----- RECORDS SUPPLIED -----
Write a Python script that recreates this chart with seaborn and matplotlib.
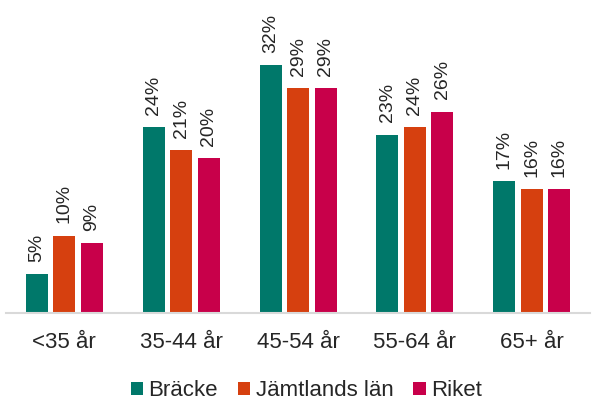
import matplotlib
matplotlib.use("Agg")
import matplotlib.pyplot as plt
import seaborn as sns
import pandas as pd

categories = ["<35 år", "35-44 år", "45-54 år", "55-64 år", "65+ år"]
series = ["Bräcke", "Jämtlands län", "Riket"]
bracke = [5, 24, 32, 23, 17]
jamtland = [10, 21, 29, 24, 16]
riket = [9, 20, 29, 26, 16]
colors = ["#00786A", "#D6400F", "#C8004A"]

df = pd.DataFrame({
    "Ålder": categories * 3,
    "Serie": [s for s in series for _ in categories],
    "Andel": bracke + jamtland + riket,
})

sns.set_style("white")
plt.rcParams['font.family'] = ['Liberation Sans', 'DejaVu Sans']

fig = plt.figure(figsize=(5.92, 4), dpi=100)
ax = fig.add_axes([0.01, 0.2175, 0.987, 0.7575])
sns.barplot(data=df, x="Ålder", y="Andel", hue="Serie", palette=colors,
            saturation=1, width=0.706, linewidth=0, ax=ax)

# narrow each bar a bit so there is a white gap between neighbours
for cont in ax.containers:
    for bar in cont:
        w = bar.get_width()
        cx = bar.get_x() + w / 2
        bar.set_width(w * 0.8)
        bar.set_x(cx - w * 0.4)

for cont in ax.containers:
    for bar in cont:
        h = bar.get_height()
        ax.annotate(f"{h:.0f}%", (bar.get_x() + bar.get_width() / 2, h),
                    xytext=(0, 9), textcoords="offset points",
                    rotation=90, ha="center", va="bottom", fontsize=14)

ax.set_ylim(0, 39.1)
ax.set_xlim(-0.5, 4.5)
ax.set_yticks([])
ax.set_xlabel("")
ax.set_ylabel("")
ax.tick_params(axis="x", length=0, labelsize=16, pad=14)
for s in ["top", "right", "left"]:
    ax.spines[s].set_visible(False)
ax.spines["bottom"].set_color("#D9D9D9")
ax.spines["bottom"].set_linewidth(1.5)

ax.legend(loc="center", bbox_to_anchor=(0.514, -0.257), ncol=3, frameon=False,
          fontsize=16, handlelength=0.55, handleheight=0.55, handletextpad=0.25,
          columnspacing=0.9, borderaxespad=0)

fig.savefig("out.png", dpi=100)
-----
----- RECORDS SUPPLIED -----
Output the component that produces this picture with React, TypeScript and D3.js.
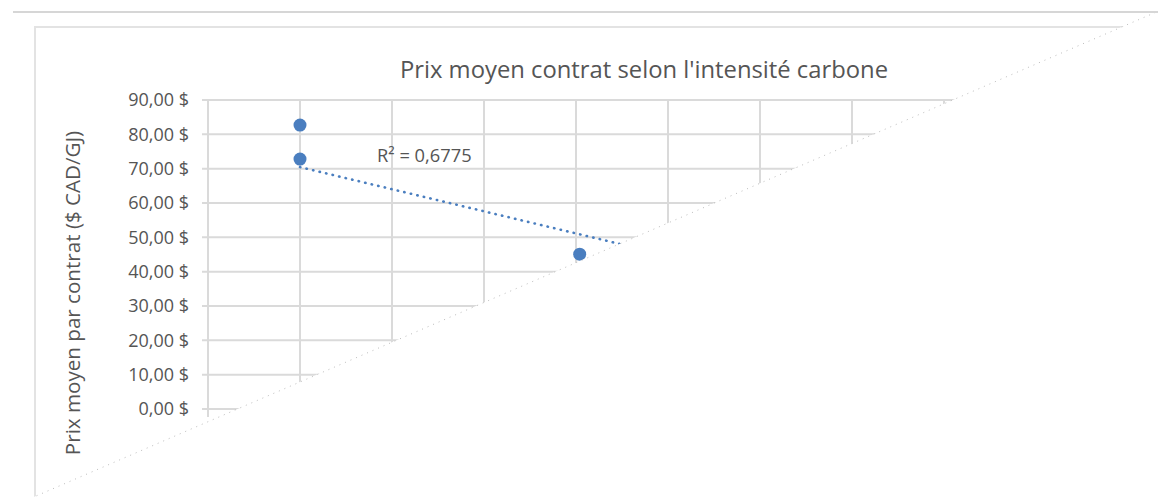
-----
----- RECORDS SUPPLIED -----
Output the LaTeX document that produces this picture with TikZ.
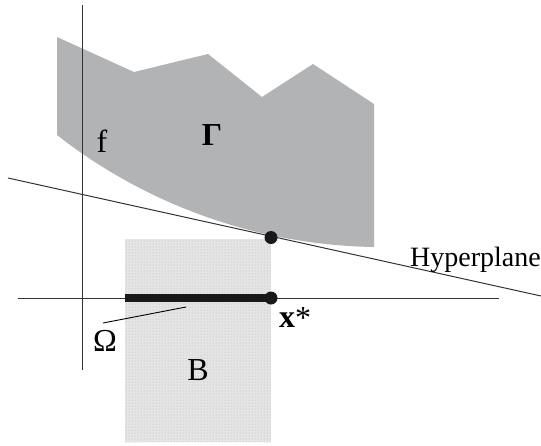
-----
INSTRUCTION:
Only lines with the string "produces" belong in your answer; copy each one.

WRITTEN SOLUTION:
Output the component that produces this picture with React, TypeScript and D3.js.
Output the LaTeX document that produces this picture with TikZ.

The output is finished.